Gotta Serve Somebody

By Jeremy Sare.

The first ever scene of the BBC’s political comedy, ‘Yes, Minister’ shows a new Secretary of State arriving at his Department and amazed to find his work diary for the coming months already full.

“But you didn’t know I was coming,” he protests.

“We knew there would be a Minister,” says one of his knowing civil servants.

Easy continuity has been the hallmark of the British Civil Service for over 200 years. Until now. Under the Coalition Government the traditional power balance and mutual co-operation between officials and their masters is under severe strain.

One indicator has been the rapid disintegration of the top rank of officials. Since the election in April 2010, all but two top officials (Permanent Secretaries) have resigned.
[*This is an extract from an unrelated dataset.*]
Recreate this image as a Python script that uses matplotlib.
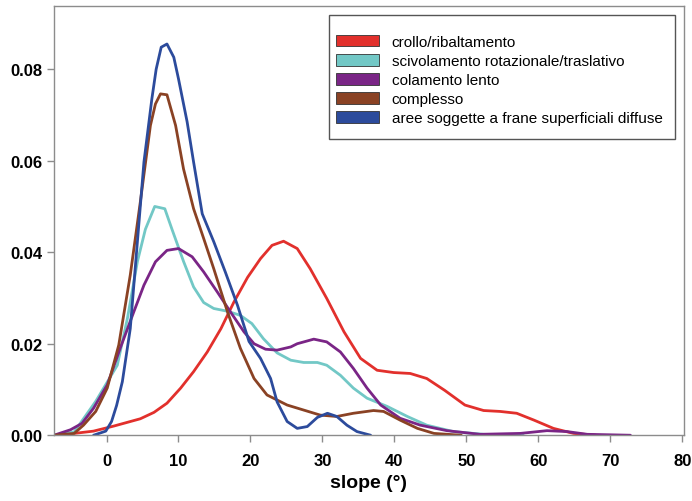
import matplotlib
matplotlib.use('Agg')
import matplotlib.pyplot as plt
from matplotlib.patches import Patch, Rectangle

# density curves (slope in degrees, density)
crollo_x = [-7.3, -4.5, -1.8, 1.0, 4.7, 6.6, 8.4, 10.3, 12.1, 14.0, 15.9, 17.7, 19.6, 21.4, 23.0,
            24.6, 26.5, 28.3, 30.6, 33.0, 35.3, 37.6, 39.9, 42.2, 44.5, 47.0, 49.8, 52.4, 54.7,
            57.0, 59.4, 62.1, 64.9, 68.0]
crollo_y = [0.0, 0.0004, 0.0009, 0.0020, 0.0036, 0.0050, 0.0070, 0.0103, 0.0139, 0.0182, 0.0233,
            0.0291, 0.0345, 0.0386, 0.0415, 0.0424, 0.0408, 0.0364, 0.0299, 0.0226, 0.0168, 0.0142,
            0.0137, 0.0135, 0.0124, 0.0098, 0.0066, 0.0054, 0.0052, 0.0048, 0.0033, 0.0015, 0.0004, 0.0]

scivol_x = [-7.3, -4.5, -1.5, 1.5, 2.9, 4.3, 5.4, 6.7, 8.1, 9.1, 10.7, 12.1, 13.5, 14.9, 16.8, 18.6,
            20.2, 21.8, 23.7, 25.6, 27.4, 29.3, 30.6, 32.5, 34.3, 36.2, 39.0, 41.8, 44.5, 48.2, 52.4, 57.9]
scivol_y = [0.0, 0.0007, 0.0074, 0.0153, 0.0255, 0.038, 0.045, 0.050, 0.0495, 0.045, 0.038, 0.0324,
            0.029, 0.0277, 0.0271, 0.0262, 0.0244, 0.0211, 0.0180, 0.0164, 0.0159, 0.0159, 0.0153,
            0.0131, 0.0103, 0.0081, 0.0063, 0.0041, 0.0022, 0.0008, 0.0002, 0.0]

colam_x = [-7.3, -5.0, -3.4, -1.8, 0.1, 1.9, 3.8, 5.2, 6.8, 8.4, 10.0, 11.9, 13.5, 15.4, 17.2, 19.1,
           20.5, 22.1, 23.7, 25.6, 26.5, 28.8, 30.6, 32.5, 34.3, 36.2, 38.1, 40.8, 43.6, 47.3, 51.9,
           57.5, 61.2, 64.0, 66.8, 72.8]
colam_y = [0.0, 0.0012, 0.0026, 0.0059, 0.011, 0.019, 0.027, 0.0328, 0.0379, 0.0404, 0.0408, 0.039,
           0.0357, 0.0313, 0.027, 0.0226, 0.020, 0.0188, 0.0186, 0.0193, 0.020, 0.021, 0.0204, 0.0182,
           0.0146, 0.0103, 0.0066, 0.0037, 0.0022, 0.001, 0.0002, 0.0004, 0.001, 0.0008, 0.0002, 0.0]

compl_x = [-7.3, -4.5, -3.2, -1.5, 0.1, 1.7, 3.3, 4.7, 6.1, 6.8, 7.5, 8.4, 9.6, 10.7, 12.1, 13.5,
           14.9, 16.8, 18.6, 20.5, 22.3, 25.1, 27.4, 29.7, 32.0, 34.3, 37.1, 38.5, 40.8, 43.2, 45.5, 49.3]
compl_y = [0.0, 0.0004, 0.0022, 0.0052, 0.0103, 0.0197, 0.035, 0.051, 0.0677, 0.0724, 0.0746, 0.0744,
           0.0677, 0.0582, 0.0495, 0.043, 0.0364, 0.027, 0.019, 0.0124, 0.0088, 0.0066, 0.0055,
           0.0044, 0.0041, 0.0048, 0.0054, 0.0052, 0.0033, 0.0015, 0.0004, 0.0]

aree_x = [-1.8, -0.1, 0.7, 1.4, 2.2, 3.3, 5.2, 6.3, 6.9, 7.6, 8.4, 9.35, 10.0, 11.2, 12.1, 13.3, 14.9,
          16.5, 18.2, 19.8, 21.4, 22.8, 23.7, 25.1, 26.5, 27.9, 29.3, 30.7, 32.0, 33.4, 34.8, 36.7]
aree_y = [0.0, 0.0009, 0.003, 0.0065, 0.0117, 0.0233, 0.0597, 0.0735, 0.080, 0.0848, 0.0855, 0.0826,
          0.0779, 0.0685, 0.0597, 0.0484, 0.0423, 0.0357, 0.0284, 0.0205, 0.0168, 0.0124, 0.0073,
          0.003, 0.0015, 0.0019, 0.0039, 0.0048, 0.0041, 0.0022, 0.0008, 0.0]

labels = ['crollo/ribaltamento', 'scivolamento rotazionale/traslativo', 'colamento lento',
          'complesso', 'aree soggette a frane superficiali diffuse']
colors = ['#e2302c', '#72c8c6', '#7a2586', '#8a4224', '#2c4b9c']

fig = plt.figure(figsize=(6.92, 5.02), dpi=100)
ax = fig.add_axes([0.078, 0.131, 0.910, 0.855])

series = [(crollo_x, crollo_y), (scivol_x, scivol_y), (colam_x, colam_y),
          (compl_x, compl_y), (aree_x, aree_y)]
for (xs, ys), c in zip(series, colors):
    ax.plot(xs, ys, color=c, lw=2.0, solid_joinstyle='round', solid_capstyle='round')

ax.set_xlim(-7.3, 80.2)
ax.set_ylim(0, 0.0938)
ax.set_xticks(range(0, 81, 10))
ax.set_yticks([0.0, 0.02, 0.04, 0.06, 0.08])
ax.set_yticklabels(['0.00', '0.02', '0.04', '0.06', '0.08'])

for s in ax.spines.values():
    s.set_color('#8c8c8c')
    s.set_linewidth(1.0)
ax.tick_params(colors='#8c8c8c', length=5, width=1.0, labelcolor='black')
for lab in ax.get_xticklabels() + ax.get_yticklabels():
    lab.set_fontfamily(['Liberation Sans Narrow', 'Liberation Sans', 'DejaVu Sans'])
    lab.set_fontweight('bold')
    lab.set_fontsize(12)
ax.tick_params(axis='x', pad=8)

ax.set_xlabel('slope (°)', fontsize=14, fontweight='bold', labelpad=4,
              family=['Liberation Sans Narrow', 'Liberation Sans', 'DejaVu Sans'])

# legend box drawn separately so its padding can match the reference
ax.add_patch(Rectangle((0.4365, 0.690), 0.549, 0.289, transform=ax.transAxes,
                       facecolor='white', edgecolor='#555555', lw=1.0, zorder=4))
handles = [Patch(facecolor=c, edgecolor='#333333', linewidth=0.6) for c in colors]
leg = ax.legend(handles, labels, loc='upper left', bbox_to_anchor=(0.4476, 0.932),
                frameon=False, handlelength=2.8, handleheight=0.75, labelspacing=0.33,
                borderpad=0, borderaxespad=0, handletextpad=0.85,
                prop={'family': ['Liberation Sans', 'DejaVu Sans'], 'size': 11})
leg.set_zorder(5)

fig.savefig('out.png', dpi=100)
The latest, Dame Helen Ghosh of the Home Office (responsible for law and order), has cast aside the lofty trappings of office, to run the relatively lowly National Trust charity.

It seems a huge shift-down in her career trajectory to take voluntarily. The civil servant gains his/her kudos from the status of the department. So it seems peculiar for Dame Helen to exchange being custodian of the nation’s police and prisons for administering its historic houses and gardens.

This battle at the top of Government is partly a numbers game. The Coalition arrived promising to cut departments by 25 percent in their drive for austerity. That is not simply trimming the fat; slashing budgets on that scale means lobbing off limbs. Some Ministers joined in with, perhaps, too much gusto making savings of 40 to 50 percent; in other words on their way to successfully abolishing their own departments.

There has also been a concerted attempt by Ministers to portray public servants as “wasteful” and “the enemies of enterprise.” The Prime Minister, David Cameron, joined in the bashing of public servants, delivering a speech last year which made him sound rather like he was still in opposition. He referred to, “The bureaucrats in government departments who concoct those ridiculous rules and regulations that make life impossible.”  As PM he relies on those public servants to carry out his wishes. Such public criticism can only discourage them from trying their damnedest to making his policies succeed.

The combination of the cuts and the insults has seen staff morale become measurable as ‘below sea-level’. People have been removed from jobs which the public still expects them to do. The Home Office cut the numbers of immigration staff to the extent that queues for passport checks at British airports were routinely three hours. An international PR calamity during the Olympics by this over zealous penny pinching was only just averted by employing more (expensive) personnel.

But mostly the public have not sided with the ‘bureaucrats’. The politicians’ familiar rhetoric is somewhat buoyed by sections of the press which are relentless in their wish to show the coddled public servants have “gold-plated pensions.” In reality the average civil servant retires on just £4,200 per annum.

The architect behind it all is Minister for the Cabinet Office, Francis Maude. He appears to consider public servants worthy only of contempt and is constantly seeking more imaginative ways of firing them. His top civil servant, Ian Watmore, after just six months in post, chose to be a house husband rather than continue being sidelined by an over-bearing Minister.

Maude has relished his “bonfire of the Quangos” (Quasi Non-Government Organisations) and boasted on numerous occasions of all the “waste” he has saved. Maude culled organisations regardless of their highly successful records, for example the UK Film Council which had been making £4 for every pound spent, was abolished without consultation. This was described at the time as, “an act of cultural vandalism.”

Civil servants have had to endure a long-standing pay freeze, their pensions slashed (twice), their train fares sky rocketing as well as compulsory redundancies while their achievements are publicly denigrated and their standing insulted. It must be like living in a highly dysfunctional family headed by a raging schizophrenic.

All they can do in response is to deliberately fail to do their jobs to the Ministers’ satisfaction. The problem is the Minister thought that in the first place.